Work instructions.
In the following material, identify every line holding the string "this" and return it.

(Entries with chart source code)
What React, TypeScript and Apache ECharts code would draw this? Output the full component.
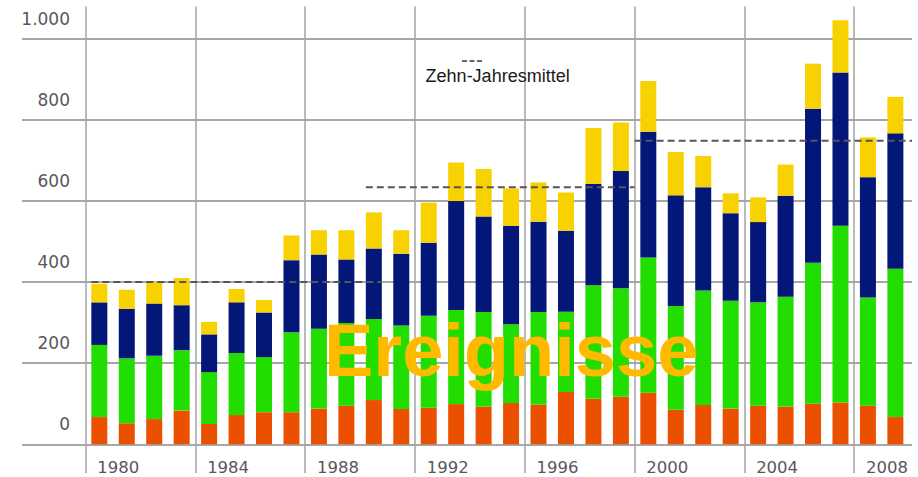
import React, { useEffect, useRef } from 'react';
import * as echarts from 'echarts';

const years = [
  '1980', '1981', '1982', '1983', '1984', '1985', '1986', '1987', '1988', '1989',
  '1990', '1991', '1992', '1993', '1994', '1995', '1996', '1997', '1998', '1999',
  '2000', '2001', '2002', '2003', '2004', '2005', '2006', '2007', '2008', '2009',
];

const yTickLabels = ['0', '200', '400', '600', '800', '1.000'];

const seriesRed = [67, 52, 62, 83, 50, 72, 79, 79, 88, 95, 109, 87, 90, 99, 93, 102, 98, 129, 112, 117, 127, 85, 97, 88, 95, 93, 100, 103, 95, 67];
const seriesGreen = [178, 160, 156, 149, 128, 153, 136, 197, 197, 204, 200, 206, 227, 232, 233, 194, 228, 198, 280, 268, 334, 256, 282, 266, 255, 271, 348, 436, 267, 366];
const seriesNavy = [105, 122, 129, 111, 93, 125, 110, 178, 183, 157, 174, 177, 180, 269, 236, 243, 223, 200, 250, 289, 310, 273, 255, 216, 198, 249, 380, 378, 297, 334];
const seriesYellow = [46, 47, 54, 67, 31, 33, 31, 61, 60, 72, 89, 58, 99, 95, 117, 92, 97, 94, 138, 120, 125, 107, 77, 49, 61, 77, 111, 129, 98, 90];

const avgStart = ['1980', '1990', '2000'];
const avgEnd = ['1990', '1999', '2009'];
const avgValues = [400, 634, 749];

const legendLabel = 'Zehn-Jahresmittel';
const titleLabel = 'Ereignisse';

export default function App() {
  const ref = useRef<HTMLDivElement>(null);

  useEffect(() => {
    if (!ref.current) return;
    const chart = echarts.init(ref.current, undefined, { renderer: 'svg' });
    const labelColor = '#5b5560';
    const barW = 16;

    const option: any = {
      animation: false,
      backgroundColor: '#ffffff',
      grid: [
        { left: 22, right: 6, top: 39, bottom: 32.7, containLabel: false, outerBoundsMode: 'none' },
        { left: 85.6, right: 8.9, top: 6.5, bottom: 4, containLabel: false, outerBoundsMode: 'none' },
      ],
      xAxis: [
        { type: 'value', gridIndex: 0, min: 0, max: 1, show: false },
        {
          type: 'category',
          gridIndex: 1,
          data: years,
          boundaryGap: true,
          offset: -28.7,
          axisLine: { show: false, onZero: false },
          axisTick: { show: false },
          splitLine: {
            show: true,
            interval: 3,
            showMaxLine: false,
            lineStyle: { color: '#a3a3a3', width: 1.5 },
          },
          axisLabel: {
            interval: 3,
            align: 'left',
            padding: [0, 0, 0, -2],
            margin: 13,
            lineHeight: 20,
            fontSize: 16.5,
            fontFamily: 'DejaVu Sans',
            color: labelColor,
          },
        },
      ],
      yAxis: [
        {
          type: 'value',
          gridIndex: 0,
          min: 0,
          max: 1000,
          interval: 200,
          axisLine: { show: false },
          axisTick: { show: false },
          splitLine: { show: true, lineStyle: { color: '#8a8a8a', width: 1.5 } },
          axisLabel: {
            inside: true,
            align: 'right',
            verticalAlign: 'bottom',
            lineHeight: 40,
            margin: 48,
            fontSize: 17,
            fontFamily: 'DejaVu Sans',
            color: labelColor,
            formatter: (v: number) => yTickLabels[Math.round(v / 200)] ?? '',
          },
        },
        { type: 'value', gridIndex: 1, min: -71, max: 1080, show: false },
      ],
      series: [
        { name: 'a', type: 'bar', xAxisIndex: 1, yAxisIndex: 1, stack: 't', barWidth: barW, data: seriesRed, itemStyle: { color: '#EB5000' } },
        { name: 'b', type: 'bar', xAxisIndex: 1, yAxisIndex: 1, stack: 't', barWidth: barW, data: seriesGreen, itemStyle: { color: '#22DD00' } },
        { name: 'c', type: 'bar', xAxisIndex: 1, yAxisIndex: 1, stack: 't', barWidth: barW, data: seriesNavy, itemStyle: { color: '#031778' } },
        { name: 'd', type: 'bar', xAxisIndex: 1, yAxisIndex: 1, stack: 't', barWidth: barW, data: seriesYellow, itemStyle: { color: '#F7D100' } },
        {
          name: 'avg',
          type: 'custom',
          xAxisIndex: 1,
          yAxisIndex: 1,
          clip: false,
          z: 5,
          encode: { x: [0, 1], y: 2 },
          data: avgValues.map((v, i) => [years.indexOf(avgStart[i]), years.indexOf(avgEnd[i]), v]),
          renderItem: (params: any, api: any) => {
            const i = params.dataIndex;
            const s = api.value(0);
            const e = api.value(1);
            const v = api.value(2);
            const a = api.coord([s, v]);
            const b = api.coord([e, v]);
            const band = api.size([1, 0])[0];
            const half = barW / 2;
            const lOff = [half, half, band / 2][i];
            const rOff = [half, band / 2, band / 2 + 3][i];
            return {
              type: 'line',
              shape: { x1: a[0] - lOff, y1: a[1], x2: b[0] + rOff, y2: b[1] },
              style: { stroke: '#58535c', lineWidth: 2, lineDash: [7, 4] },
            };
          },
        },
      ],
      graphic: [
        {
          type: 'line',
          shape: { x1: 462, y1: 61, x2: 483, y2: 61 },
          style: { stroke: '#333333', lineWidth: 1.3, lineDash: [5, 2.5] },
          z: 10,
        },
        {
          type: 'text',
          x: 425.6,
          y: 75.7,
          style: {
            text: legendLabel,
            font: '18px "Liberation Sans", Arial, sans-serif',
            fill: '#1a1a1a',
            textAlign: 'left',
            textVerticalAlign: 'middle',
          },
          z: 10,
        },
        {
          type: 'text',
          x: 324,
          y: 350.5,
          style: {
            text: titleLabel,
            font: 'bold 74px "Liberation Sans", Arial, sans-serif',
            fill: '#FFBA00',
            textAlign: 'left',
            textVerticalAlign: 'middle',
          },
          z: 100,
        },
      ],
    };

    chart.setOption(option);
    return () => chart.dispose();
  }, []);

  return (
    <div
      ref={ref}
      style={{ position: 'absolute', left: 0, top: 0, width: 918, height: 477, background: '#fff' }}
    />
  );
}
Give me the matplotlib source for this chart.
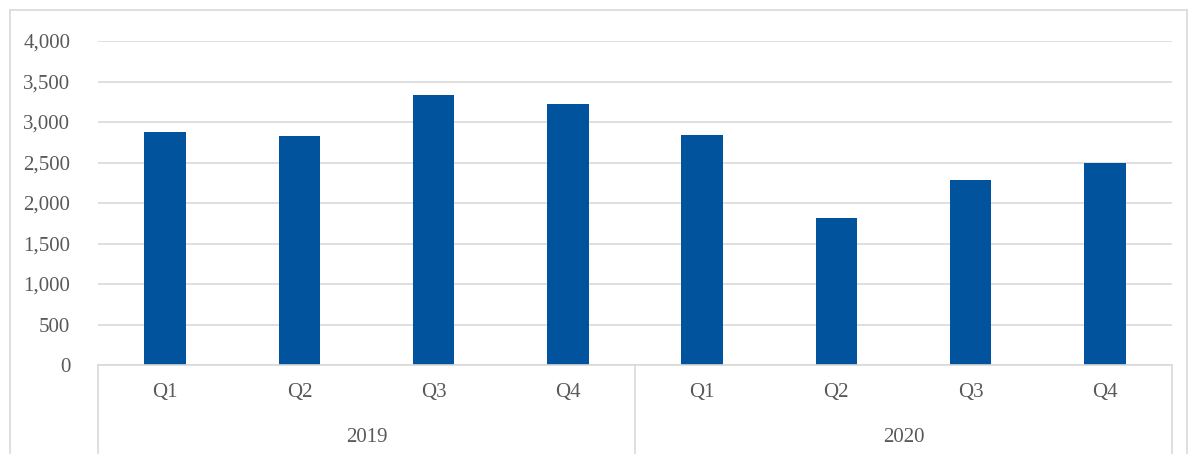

Problem solution.
What React, TypeScript and Apache ECharts code would draw this? Output the full component.
Give me the matplotlib source for this chart.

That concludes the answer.